Saturday, December 13, 2014

Thoughts on 'The Imitation Game'

We went to see 'The Imitation Game' Friday afternoon.  It stars Benedict Cumberbatch as Alan Turing, the British mathematician whose team cracked the Nazi's Enigma encryptian code during World War II.  The movie was directed by Morten Tyldem from a script written by Graham Moore that is based on the book, 'Alan Turing: The Enigma' by Andrew Hodges.
Poster for 'The Imitation Game'
The movie jumps between three time periods:  Turing's unhappy teen years at boarding school;  Turing's wartime efforts to crack Enigma at Bletchley Park; and Turing's post-war arrest, interrogation and conviction for 'gross indecency' (homosexuality) in the early 1950's.  The '50's interrogation scene forms a rather awkward and confusing framing device for the Bletchley Park scenes, while flashbacks to boarding school and Turing's schoolboy infatuation with another boy -- complete with encrypted love notes -- provide context for the brilliant, but socially awkward, adult mathematician.

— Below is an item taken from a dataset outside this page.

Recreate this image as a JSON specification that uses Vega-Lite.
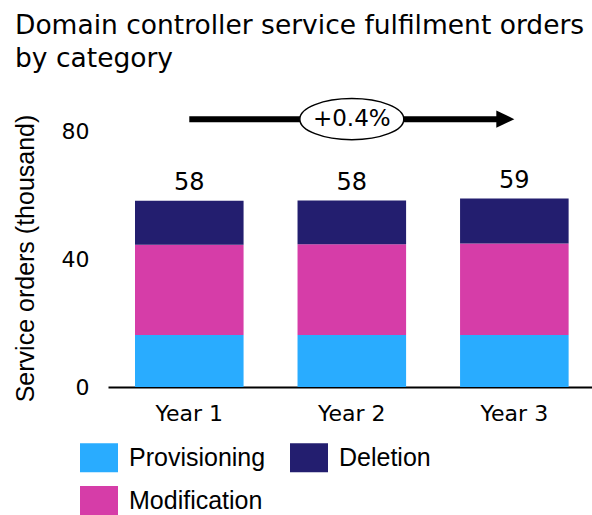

Cumberbatch brilliantly conveys Turing's arrogance and inability to relate to the team of linguists, cryptographers and mathematicians assembled by the British at Bletchley Park to break the Nazi code.  The team consists of a number of familiar faces: Keira Knightley as Joan Clark, the only woman on the team; Charles Dance (of 'Game of Thrones' and 'Jewels in the Crown') as Alastair Denniston, the autocratic naval commander in charge; Matthew Goode (of 'The Good Wife') as Hugh Alexander; Allen Leech (of 'Downton Abbey') as John Cairncross; and Matthew Beard as Peter Hilton.  Mark Strong plays the team's MI6 liaison to Winston Churchill, Stewart Menzies.  Rory Kinnear plays Detective Nock, Turing's police interrogator in 1950's scenes. 

At the end of the war the team was instructed by Menzies to burn all of the evidence of their work, never meet and never discuss their contribution to the Allied victory over the Nazis.  The activities of the team that cracked Enigma were not officially disclosed until 50 years after World War II, long after Turing had committed suicide in 1954.  Turing was formally pardoned by Queen Elizabeth II only in 2013.  Turing built a very primitive, nearly room-sized computer (named 'Christopher' after his schoolboy crush) which helped crack the code.  Following the war he theorized about the possibility of creating artificial intelligence -- what he called 'the imitation game'.  Turing's actual and theoretical work -- before, during and after World War II -- became the foundation of modern computer science.

There is much interesting history and science presented in 'The Imitation Game', but it is fractured and fragmented in a way that makes it difficult to take in.  Except for Cumberbatch's superb performance as Turing, it is not a movie that I would recommend to anyone who doesn't already have some understanding of Alan Turing and Enigma.